Second: I have said before and say again that the whole global warming “thing” has mixed reactions from me. On the one hand I can see the value of saving the rain forests. I have read that some long ago civilizations disappeared specifically because they “over-farmed” their lands and denuded the trees and large foliage of the areas in which they lived. So, protecting some areas would make sense.
Yet on the other hand, I find myself wondering about what must be the natural changes that take place on the earth. Is not the earth a “living” being? At one time glaciers covered the North American area to the end of the Great Lakes. In fact, the Great Lakes were formed because of glaciers melting. (Living near one of the great lakes makes me acutely aware of this point.) Furthermore, I understand that Long Island itself was formed by glaciers melting and reforming; thus forming the Island as a result of the debris the melting and freezing produced. I find myself wondering: What is the NATURAL warming/cooling of the earth itself?
This fact was brought to my attention in Nicholas Wade’s Before the Dawn where he shows the fluctuations of climate change over 40,000 years during the Upper Paleolithic age in Europe. He also shows the changes in sea levels and the consequent changes in coastal lands some 40,000 years ago. (See pages 75 and 104.) Further he shows how humans (of at least two species, Neanderthal and Homo Sapiens) adjusted to such warming/cooling.
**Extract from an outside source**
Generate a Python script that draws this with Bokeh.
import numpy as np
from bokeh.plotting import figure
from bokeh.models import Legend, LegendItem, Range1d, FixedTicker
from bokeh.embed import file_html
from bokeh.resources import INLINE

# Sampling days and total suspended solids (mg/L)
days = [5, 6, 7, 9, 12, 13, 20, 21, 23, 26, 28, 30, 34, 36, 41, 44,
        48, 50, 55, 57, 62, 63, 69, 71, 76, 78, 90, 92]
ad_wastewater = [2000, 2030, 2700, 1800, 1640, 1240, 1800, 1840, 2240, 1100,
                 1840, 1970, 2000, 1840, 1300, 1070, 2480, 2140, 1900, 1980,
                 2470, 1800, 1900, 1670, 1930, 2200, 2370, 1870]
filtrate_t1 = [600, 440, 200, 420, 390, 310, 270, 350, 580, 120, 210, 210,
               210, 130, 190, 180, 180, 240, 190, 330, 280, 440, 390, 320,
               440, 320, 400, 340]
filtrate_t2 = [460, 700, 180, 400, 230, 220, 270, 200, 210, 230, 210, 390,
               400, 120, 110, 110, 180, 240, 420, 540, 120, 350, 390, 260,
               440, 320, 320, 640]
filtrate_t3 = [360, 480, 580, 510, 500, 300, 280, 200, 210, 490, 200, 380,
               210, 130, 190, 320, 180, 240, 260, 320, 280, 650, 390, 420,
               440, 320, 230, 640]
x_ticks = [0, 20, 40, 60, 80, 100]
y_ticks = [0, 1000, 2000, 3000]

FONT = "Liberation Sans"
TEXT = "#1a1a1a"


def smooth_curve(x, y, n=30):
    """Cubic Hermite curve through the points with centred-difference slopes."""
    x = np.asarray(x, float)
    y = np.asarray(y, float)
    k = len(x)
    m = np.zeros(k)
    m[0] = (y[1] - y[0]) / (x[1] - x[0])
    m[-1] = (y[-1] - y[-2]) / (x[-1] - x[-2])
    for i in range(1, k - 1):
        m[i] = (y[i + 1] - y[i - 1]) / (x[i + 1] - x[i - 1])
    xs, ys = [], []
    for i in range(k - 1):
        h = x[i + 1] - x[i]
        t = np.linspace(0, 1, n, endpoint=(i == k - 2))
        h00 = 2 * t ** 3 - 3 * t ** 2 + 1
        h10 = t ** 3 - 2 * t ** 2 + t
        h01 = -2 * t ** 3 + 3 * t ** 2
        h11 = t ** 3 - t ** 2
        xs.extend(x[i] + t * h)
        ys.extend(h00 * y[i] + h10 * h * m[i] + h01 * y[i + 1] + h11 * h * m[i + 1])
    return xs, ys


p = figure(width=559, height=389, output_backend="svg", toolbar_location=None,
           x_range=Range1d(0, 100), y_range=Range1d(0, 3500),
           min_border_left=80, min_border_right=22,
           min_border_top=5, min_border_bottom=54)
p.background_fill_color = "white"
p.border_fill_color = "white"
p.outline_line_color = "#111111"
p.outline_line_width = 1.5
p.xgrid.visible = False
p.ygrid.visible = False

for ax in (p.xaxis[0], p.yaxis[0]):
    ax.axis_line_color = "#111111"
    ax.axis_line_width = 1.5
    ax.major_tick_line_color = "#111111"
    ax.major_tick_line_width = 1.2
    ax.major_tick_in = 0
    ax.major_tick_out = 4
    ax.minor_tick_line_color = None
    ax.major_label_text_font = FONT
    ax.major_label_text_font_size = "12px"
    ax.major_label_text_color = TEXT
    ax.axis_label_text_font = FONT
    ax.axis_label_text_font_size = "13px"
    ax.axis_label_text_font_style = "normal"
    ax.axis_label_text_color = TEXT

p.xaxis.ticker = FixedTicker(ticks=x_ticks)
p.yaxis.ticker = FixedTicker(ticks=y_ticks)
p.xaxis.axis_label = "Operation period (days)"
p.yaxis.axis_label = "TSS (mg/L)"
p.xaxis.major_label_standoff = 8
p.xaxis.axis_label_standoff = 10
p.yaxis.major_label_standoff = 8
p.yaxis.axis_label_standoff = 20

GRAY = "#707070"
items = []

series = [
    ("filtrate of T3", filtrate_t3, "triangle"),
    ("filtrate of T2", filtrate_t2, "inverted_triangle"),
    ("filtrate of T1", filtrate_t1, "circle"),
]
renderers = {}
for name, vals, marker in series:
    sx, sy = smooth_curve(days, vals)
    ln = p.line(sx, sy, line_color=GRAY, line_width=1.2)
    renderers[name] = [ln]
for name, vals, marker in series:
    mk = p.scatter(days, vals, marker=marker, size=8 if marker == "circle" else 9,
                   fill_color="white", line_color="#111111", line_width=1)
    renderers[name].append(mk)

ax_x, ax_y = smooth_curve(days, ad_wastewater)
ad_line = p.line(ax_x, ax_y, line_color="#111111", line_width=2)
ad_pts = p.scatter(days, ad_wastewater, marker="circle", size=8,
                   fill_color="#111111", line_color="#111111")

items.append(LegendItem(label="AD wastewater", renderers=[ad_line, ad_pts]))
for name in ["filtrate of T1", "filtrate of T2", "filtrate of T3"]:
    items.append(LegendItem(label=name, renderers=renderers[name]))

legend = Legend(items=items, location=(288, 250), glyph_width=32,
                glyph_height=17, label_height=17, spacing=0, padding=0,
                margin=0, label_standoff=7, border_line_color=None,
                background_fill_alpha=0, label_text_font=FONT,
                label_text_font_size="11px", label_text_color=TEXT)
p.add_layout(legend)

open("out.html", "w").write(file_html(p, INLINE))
As to species being lost: Again, I have mixed reactions. On the one hand it’s a shame to see lots of species being lost. On the other hand I wonder: If the dinosaurs had not died out, where would mammals (and as a result humans) be? Not here, that’s clear. Perhaps there is some larger “plan” in the randomness of the universe? Even certain species of humans completely died out—the Neanderthals for one.
As I see it, the minute one talks about the possibility of Homo Sapiens being extinguished, “everybody” seems to be immediately threatened, as if such demise of our species threatens any generation we can conceive of in our own minds at this point.
Then too I think: If there is an immediate global warming threat of some kind, how about the humans adjusting to the situation. If one can foresee the rise of water levels on the coast, perhaps the land on the coasts will become less valuable. Homo Sapiens has adjusted before; why could our species not adjust again?
Perhaps in the end global warming—and its counterpart global cooling—will prove to be something unavoidable that man will have to adjust to. And it may be that species that die out will have no alternative but to die out. I do not mean to be hard and cruel; but it’s happened before and may happen again—even to humans. But for now we—and those we can foresee in any conceivable future—are definitely here.